From Dwight Henley, White Lake Township:
Ithaca Superintendent Nathan Bootz and Clarkston Community Schools Superintendent Rod Rock have recently voiced their opinions over harsh educational cuts. Bootz even proposed that his district be turned into a prison. Bootz’s reasoning was that prisons receive $30,000 per prisoner each year, while schools receive only $7,000 per pupil. Rock suggests educational reforms for limiting the impact of educational cuts. Both Bootz and Rock have the solutions to educational cuts in their hands but fail to recognize them: Michigan Department of Corrections (MDOC) inefficiencies.
The MDOC’s yearly budget is approximately $2 billion, taking about 23 percent of our state’s general fund. Policy makers, MDOC officials, and Gov. (Rick) Snyder justify the ridiculous MDOC budget on a need to maintain public safety. Who would argue with maintaining public safety? But what these officials are doing is framing the issue in a manner that distracts citizens from our real problem and the obvious solutions. The problem is not about adjusting the prison population level, but the unnecessary cost to maintain the current incarceration level.
Bootz was right in pointing out the ridiculous cost of $30,000 per year per prisoner, but he is ill-founded on the true cost basis (prisoner computers, Internet access, exercise equipment, food, etc.) for the $30,000. Contrary to Bootz’s belief, Michigan law specifically prohibits prisoner’s Internet access except for educational programming. Prisoner exercise equipment is purchased through prisoner funds that are generated from prisoner store profits. The cost spent on meals is now only $1.97 a day for each prisoner and staff wages constitute a large portion of the $1.97. Though prisoner computers are purchased by the state, these computers offer programming that brings a $2 savings for every $1 invested — based on the drastic reduction of recidivism associated with these programs. The problem is not prisoner expenditures; it is staff expenditures and MDOC inefficiencies.
Over the past couple of years, the MDOC has reduced the prisoner population from 53,000 to 44,000, or approximately 17 percent. During the same time, the MDOC budget was reduced only 10 percent, from $2.2 billion to approximately $2 billion. Were this same correlation to continue, the MDOC could release every prisoner and still have $1 billion budget! So what are the problems? Can anything be done to cut the ridiculous MDOC budget while maintaining public safety?

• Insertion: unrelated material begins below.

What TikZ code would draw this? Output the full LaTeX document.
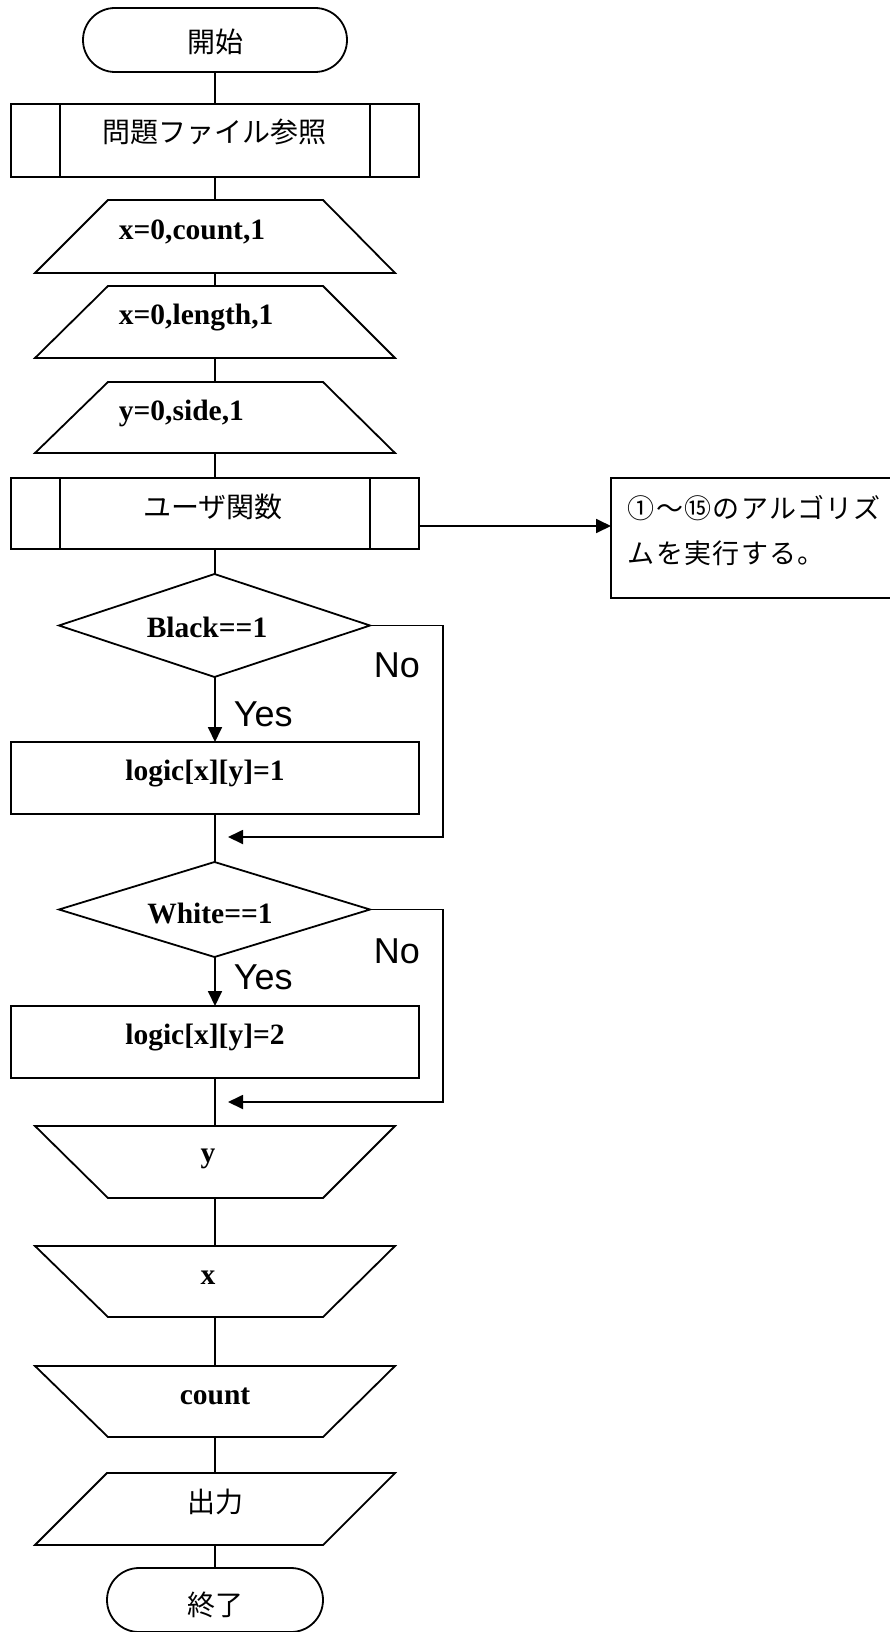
\documentclass[tikz,border=0pt]{standalone}
\usepackage{fontspec}
\setmainfont{Liberation Serif}
\newfontfamily\jp{Noto Sans CJK JP}
\newfontfamily\jpnote[LetterSpace=5]{Noto Sans CJK JP}
\newfontfamily\gothic{Liberation Sans}
\usetikzlibrary{arrows.meta,calc}
\tikzset{
  frame/.style={draw=none, inner sep=0pt, outer sep=0pt, rectangle},
  latin/.style={inner sep=0pt, anchor=base, font=\bfseries\fontsize{29.5pt}{34pt}\selectfont},
  kanji/.style={inner sep=0pt, anchor=base, font=\jp\fontsize{28pt}{34pt}\selectfont},
  notetext/.style={inner sep=0pt, anchor=base west, font=\jpnote\fontsize{27pt}{34pt}\selectfont},
  branch/.style={inner sep=0pt, anchor=base west, font=\gothic\fontsize{36pt}{40pt}\selectfont},
  arr/.style={-{Triangle[length=15pt,width=14pt]}},
}
\begin{document}
\begin{tikzpicture}[x=1pt, y=-1pt, line width=1.8pt, line join=miter]
\useasboundingbox (0,0) rectangle (889,1632);

% ---- outline frames of the flowchart symbols
\node[frame, minimum width=264pt, minimum height=64pt] (start) at (215,40) {};
\node[frame, minimum width=408pt, minimum height=73pt] (p1) at (215,140.5) {};
\node[frame, minimum width=360pt, minimum height=73pt] (t1) at (215,236.5) {};
\node[frame, minimum width=360pt, minimum height=72pt] (t2) at (215,322) {};
\node[frame, minimum width=360pt, minimum height=71pt] (t3) at (215,417.5) {};
\node[frame, minimum width=408pt, minimum height=71pt] (p2) at (215,513.5) {};
\node[frame, minimum width=282pt, minimum height=120pt] (note) at (752,538) {};
\node[frame, minimum width=311pt, minimum height=103pt] (d1) at (214.5,625.5) {};
\node[frame, minimum width=408pt, minimum height=72pt] (b1) at (215,778) {};
\node[frame, minimum width=311pt, minimum height=95pt] (d2) at (214.5,909.5) {};
\node[frame, minimum width=408pt, minimum height=72pt] (b2) at (215,1042) {};
\node[frame, minimum width=360pt, minimum height=72pt] (e1) at (215,1162) {};
\node[frame, minimum width=360pt, minimum height=71pt] (e2) at (215,1281.5) {};
\node[frame, minimum width=360pt, minimum height=71pt] (e3) at (215,1401.5) {};
\node[frame, minimum width=360pt, minimum height=72pt] (out) at (215,1509) {};
\node[frame, minimum width=216pt, minimum height=64pt] (end) at (215,1600) {};
\coordinate (m1) at (228,837);
\coordinate (m2) at (228,1102);

% terminals
\draw[rounded corners=32pt] (start.south west) rectangle (start.north east);
\draw[rounded corners=32pt] (end.south west) rectangle (end.north east);

% predefined processes
\foreach \p in {p1,p2}{
  \draw (\p.north west) rectangle (\p.south east);
  \draw ([xshift=49pt]\p.north west) -- ([xshift=49pt]\p.south west);
  \draw ([xshift=-49pt]\p.north east) -- ([xshift=-49pt]\p.south east);
}

% loop starts
\foreach \t in {t1,t2,t3}{
  \draw (\t.south west) -- ([xshift=73pt]\t.north west) -- ([xshift=-72pt]\t.north east) -- (\t.south east) -- cycle;
}
% loop ends
\foreach \t in {e1,e2,e3}{
  \draw (\t.north west) -- (\t.north east) -- ([xshift=-72pt]\t.south east) -- ([xshift=73pt]\t.south west) -- cycle;
}

% decisions
\foreach \d in {d1,d2}{
  \draw (\d.west) -- (\d.north) -- (\d.east) -- (\d.south) -- cycle;
}

% processes
\draw (b1.north west) rectangle (b1.south east);
\draw (b2.north west) rectangle (b2.south east);

% output
\draw (out.south west) -- ([xshift=72pt]out.north west) -- (out.north east) -- ([xshift=-72pt]out.south east) -- cycle;

% comment box, open towards the right
\draw ([xshift=10pt]note.north east) -- (note.north west) -- (note.south west) -- ([xshift=10pt]note.south east);

% ---- connectors
\draw (start.south) -- (p1.north);
\draw (p1.south) -- (t1.north);
\draw (t1.south) -- (t2.north);
\draw (t2.south) -- (t3.north);
\draw (t3.south) -- (p2.north);
\draw (p2.south) -- (d1.north -| p2.south);
\draw[arr] ([yshift=-12.5pt]p2.east) -- ([yshift=-12.5pt]p2.east -| note.west);
\draw[arr] (d1.south -| b1.north) -- (b1.north);
\draw[arr] (d1.east) -- ++(73,0) |- (m1);
\draw (b1.south) -- (d2.north -| b1.south);
\draw[arr] (d2.south -| b2.north) -- (b2.north);
\draw[arr] (d2.east) -- ++(73,0) |- (m2);
\draw (b2.south) -- (e1.north);
\draw (e1.south) -- (e2.north);
\draw (e2.south) -- (e3.north);
\draw (e3.south) -- (out.north);
\draw (out.south) -- (end.north);

% ---- texts
\node[kanji] (start-txt) at (215,53) {開始};
\node[kanji] (p1-txt) at (214,143) {問題ファイル参照};
\node[latin, anchor=base west] (t1-txt) at (118,239) {x=0,count,1};
\node[latin, anchor=base west] (t2-txt) at (118,324) {x=0,length,1};
\node[latin, anchor=base west] (t3-txt) at (118,420) {y=0,side,1};
\node[kanji] (p2-txt) at (213,517) {ユーザ関数};
\node[notetext] (note-l1) at (627,518) {①～⑮のアルゴリズ};
\node[notetext] (note-l2) at (627,563) {ムを実行する。};
\node[latin] (d1-txt) at (207,637) {Black==1};
\node[branch] (yes1) at (233,726) {Yes};
\node[branch] (no1) at (373,677) {No};
\node[latin] (b1-txt) at (205,780) {logic[x][y]=1};
\node[latin] (d2-txt) at (210,923) {White==1};
\node[branch] (yes2) at (233,989) {Yes};
\node[branch] (no2) at (373,963) {No};
\node[latin] (b2-txt) at (205,1044) {logic[x][y]=2};
\node[latin] (e1-txt) at (208,1162) {y};
\node[latin] (e2-txt) at (208,1284) {x};
\node[latin] (e3-txt) at (215,1404) {count};
\node[kanji] (out-txt) at (215,1512) {出力};
\node[kanji] (end-txt) at (215,1615) {終了};
\end{tikzpicture}
\end{document}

Numerous means exist for reducing the MDOC budget while maintaining current prisoner population levels and public safety standards. First, our state officials are using the MDOC as a government subsidy, refusing to close the most expensive prisons when they are the only prison in the community. By closing Ojibway, Newberry, Alger, and Barraga prisons and reopening more centrally located prisons such as Muskegon, Ionia Temporary, Standish, etc. the state would save millions in transportation costs. Second, the MDOC does at least 20,000 prisoner transfers per year. Some statistics show that each transfer cost approximately $500 per prisoner. Despite this cost, many transfers are performed out of staff convenience, not necessity. Even at a cost of $300 per prisoner transfer, reducing transfers by 20 percent saves $600,000 per year. Third, the average hourly salary of transportation officers is around $25. Privatizing our entire prisoner transportation system would save millions, especially with a more centralized MDOC. Fourth, the number of MDOC administrative staff is excessively high, creating unnecessary layers in its bureaucracy. Removing unnecessary administrative layers such as regional prison administrators and unnecessary regulatory practices would save millions.
Fifth, the MDOC could completely privatize the prisoner store and eliminate numerous high-paying MDOC positions. Prisoners currently order food every three months from Access; orders could be placed monthly and all MDOC store staff could be eliminated. Sixth, MDOC could turn back its prisoner clothing practices, again allowing prisoner’s families to order clothes (for) their incarcerated loved ones. This could save $1 million or more each year. Seventh, the MDOC could designate 4-5 prisons as the only GED facilities, thereby increasing prison classroom sizes and reducing staff. Some MDOC facilities have GED classes with only 6-12 prisoners in each class period. Yet K-12 schools are now looking at 40-60 students per class. Finally, the MDOC could capitalize on its intra-institutional television programming station and offer college courses and Advanced Placement (AP) testing. These college courses are free (donated) and AP testing is free for prisoners. This would allow prisoners to earn college credits at absolutely no cost. The effect of such education is prisoners progressing from 40-60 percent recidivism categories into the 5-20 percent categories. So long as prisoner participation is properly incentivized, the increased number of educated prisoners could save tens of millions over a 5-8 year period.
Making the above changes within the MDOC would reduce the MDOC budget by at least $75 million per year within 5 years. These savings can plug the holes in our state’s budget and enhance our children’s quality of education. But unless our citizens start demanding that our governor and state officials implement the mentioned changes for a more efficient MDOC, wasteful MDOC practice will perpetuate and our children’s education will continue too suffer. Let’s solve the budget shortfalls in education by demanding a more efficient MDOC.